A U.S. Border Patrol checkpoint in New Mexico. (Quinn Dombrowski via Flickr. CC BY-SA)
On Thursday, Border Patrol agents shot and killed a man who authorities say failed to stop for inspection at a Sierra Blanca checkpoint and then fled east for 30 miles on I-10.
U.S. Customs and Border Protection (CBP) said Friday the man had pulled into the Border Patrol’s checkpoint line in Hudspeth County around 4:45 p.m Thursday, but failed to stop for inspection and quickly fled.
According to a statement from CBP, Border Patrol agents followed the vehicle for 30 miles until it stopped.
“According to initial reports, as four agents approached the vehicle, an agent yelled, ‘gun!'” the statement reads. “Two agents fired their service-issued weapons, striking the individual.”
The man was later pronounced dead by a Justice of the Peace dispatched to the scene. None of the Border Patrol agents were injured.
CBP says a “pistol-shaped pellet gun” was found in the man’s vehicle.
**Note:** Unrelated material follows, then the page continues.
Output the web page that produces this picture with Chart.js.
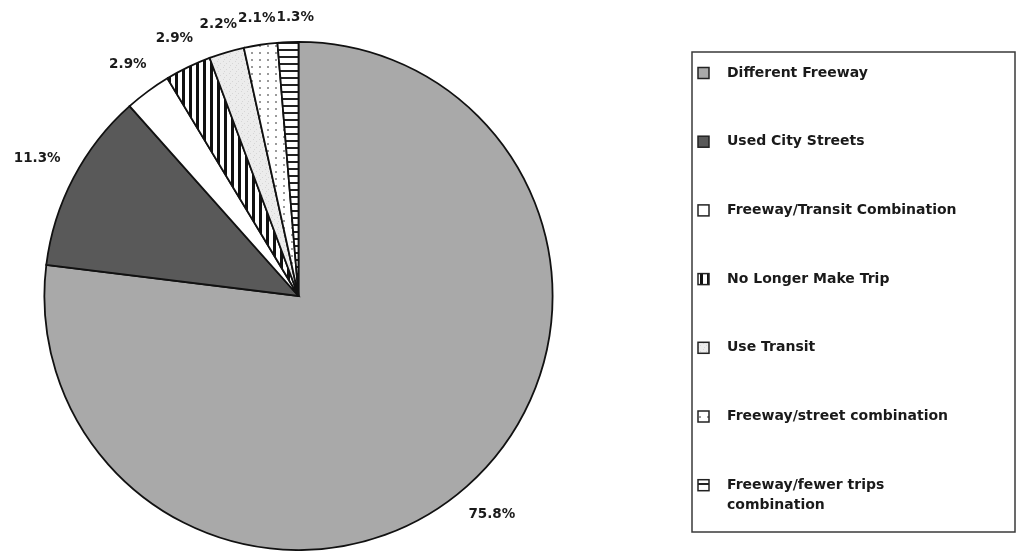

The agency has so far not released the identities of the man killed or the agents involved.
Details about the weapon being spotted – such as whether the man was holding the weapon when fired upon, or whether agents observed it somewhere in the vehicle – have also not been released.
The FBI is investigating the incident, along with CBP’s Office of Internal Affairs and the Department of Homeland Security’s Office of Inspector General.
The incident marks the second fatal Border Patrol shooting in Texas in a week.
Early Wednesday, Border Patrol authorities in the agency’s Rio Grande Valley Sector of South Texas said a suspected drug smuggler was shot and killed on the U.S. side of the border with Mexico when a Border Patrol agent came under fire.
The agency said electronic surveillance tipped the agents off to drug smugglers traveling near the small Texas town of Chapeño.
Agents dispatched to the scene found an estimated 800 pounds of abandoned drugs. Four suspected smugglers were arrested, while another was shot and killed after engaging in a shootout with an agent.
Lorne Matalon contributed reporting.